Kafa nahiyesindeki bir takım büyümeler vallahi dertten. Tamam, eminim, bir noktaya kadar söz konusu büyüme genetik bölümündeki arkadaşlarım tarafından başarıyla açıklanabilir ama sanki bir yerden sonrası da benim vicdanıma kalmış, hı? Vicdanım bu durur mu, new post'u açmış.

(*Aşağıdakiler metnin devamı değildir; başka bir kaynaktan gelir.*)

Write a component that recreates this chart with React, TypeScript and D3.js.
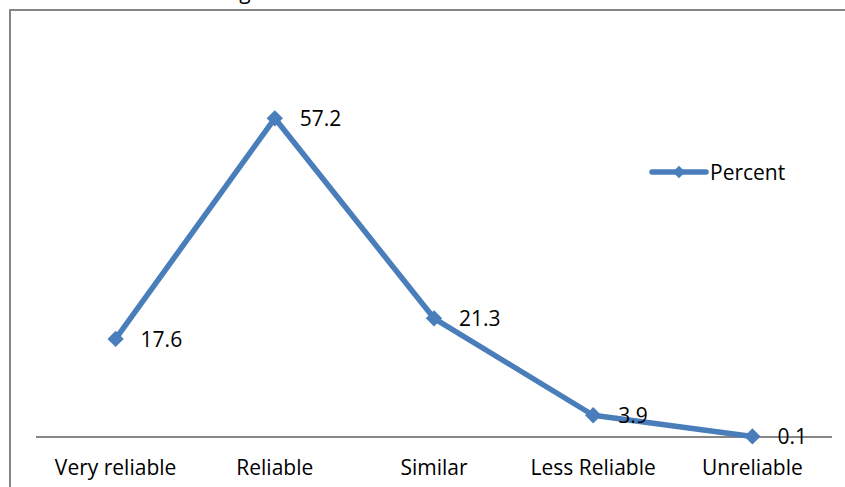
import React from "react";
import * as d3 from "d3";

const categories = ["Very reliable", "Reliable", "Similar", "Less Reliable", "Unreliable"];
const percent = [17.6, 57.2, 21.3, 3.9, 0.1];
const seriesName = "Percent";

const W = 845;
const H = 487;
const BLUE = "#4a7ebb";
const GRAY = "#868686";
const FONT = "'Open Sans', Lato, sans-serif";
const FS = 21;

export default function App() {
  const x = d3.scaleBand<string>().domain(categories).range([36, 832]);
  const y = d3.scaleLinear().domain([0, 70]).range([437, 47]);
  const cx = (c: string) => (x(c) ?? 0) + x.bandwidth() / 2;

  const line = d3
    .line<number>()
    .x((_, i) => cx(categories[i]))
    .y((d) => y(d));

  const diamond = d3.symbol().type(d3.symbolDiamond2).size(170)() as string;

  return (
    <svg
      width={W}
      height={H}
      style={{ position: "absolute", left: 0, top: 0, background: "#fff" }}
      fontFamily={FONT}
    >
      {/* title, clipped by the top edge */}
      <text x={245} y={-1} fontSize={FS} fill="#000" textAnchor="middle">g</text>
      {/* chart frame */}
      <rect x={10} y={10} width={W + 20} height={H + 20} fill="none" stroke={GRAY} strokeWidth={2} />
      {/* category axis */}
      <line x1={x.range()[0]} x2={x.range()[1]} y1={y(0)} y2={y(0)} stroke={GRAY} strokeWidth={2} />
      {categories.map((c) => (
        <text key={c} x={cx(c)} y={475} fontSize={FS} textAnchor="middle" fill="#000">
          {c}
        </text>
      ))}
      <path d={line(percent) ?? ""} fill="none" stroke={BLUE} strokeWidth={5.5} strokeLinejoin="round" />
      {percent.map((v, i) => (
        <path key={i} d={diamond} transform={`translate(${cx(categories[i])},${y(v)})`} fill={BLUE} />
      ))}
      {percent.map((v, i) => (
        <text key={i} x={cx(categories[i]) + 25} y={y(v) + 8} fontSize={FS} fill="#000">
          {v.toFixed(1)}
        </text>
      ))}
      {/* legend */}
      <g transform="translate(652,172)">
        <line x1={0} x2={54} y1={0} y2={0} stroke={BLUE} strokeWidth={5.5} strokeLinecap="round" />
        <path d={d3.symbol().type(d3.symbolDiamond2).size(100)() as string} transform="translate(27,0)" fill={BLUE} />
        <text x={58} y={8} fontSize={FS} fill="#000">{seriesName}</text>
      </g>
    </svg>
  );
}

Kafaya taka taka askılarda yer kalmadı, kışlıkların indiği yerler desen yazlık dertlerle dolu, orası hiç olmaz. Zaten hafızam 512Mb bir şey, az evvel dinlediğim şarkıyı previous tuşu olmasa hatırlayamayacak vaziyetteyim, o yüzden kendimi çabucak buraya attım. Dert diyorduk: Bir şekilde bir arkadaşımın inbox'ına yolum düştü, düşmekle kalmadı bir tane mesajından içeri destursuz girdi. Girmez olaydı. Aşk acısı dinlemenin bir nebze tahammül edilebilir bir tarafı var, sonuçta anlatıcının kabiliyeti ölçüsünde de olsa bir hikaye dinliyorsunuz, yani sağından solundan süsleyerek anlatıyor, tercihen kendini başrol yapıp ona göre oynatıyor. Ancak inbox'a girince bir de ne göreyim? Bizimkisi özünde vıcık vıcık bir hâletiruhiyeyi bana aslına hiç de sadık kalmayarak dizileştirmiş. Tamam, hissi manada birtakım iniş çıkışları hepimiz yaşıyoruz, eyvallah. Hatta, aman diyeyim, platoniğe olan sarsılmaz inancımdan bahsetmemem öyle bir inancım olmadığı anlamına gelmesin. Ancak 26 Aralık tarihli bir zamanların new post'unda da bahsettiğim IQ'mla eylemsizlik prensibini anca "hisset ama elletme" olarak yorumluyorum. Yani bana öyle geliyor ki karşı taraftan bir kıvılcım görmedin mi çakmağa gaz doldurmanın bir manası yok. Lakin gel gör ki yukarıda bahsettiğim o rus bu edebiyatçısının yaptığı bunun tam tersi, zaten literatürde de sülük diye geçiyor. E Cüneyt bu durur mu, bunu dert ediyor.
Göt nahiyesinde birtakım büyümeler hissediyorum. İyisi mi ben gideyim.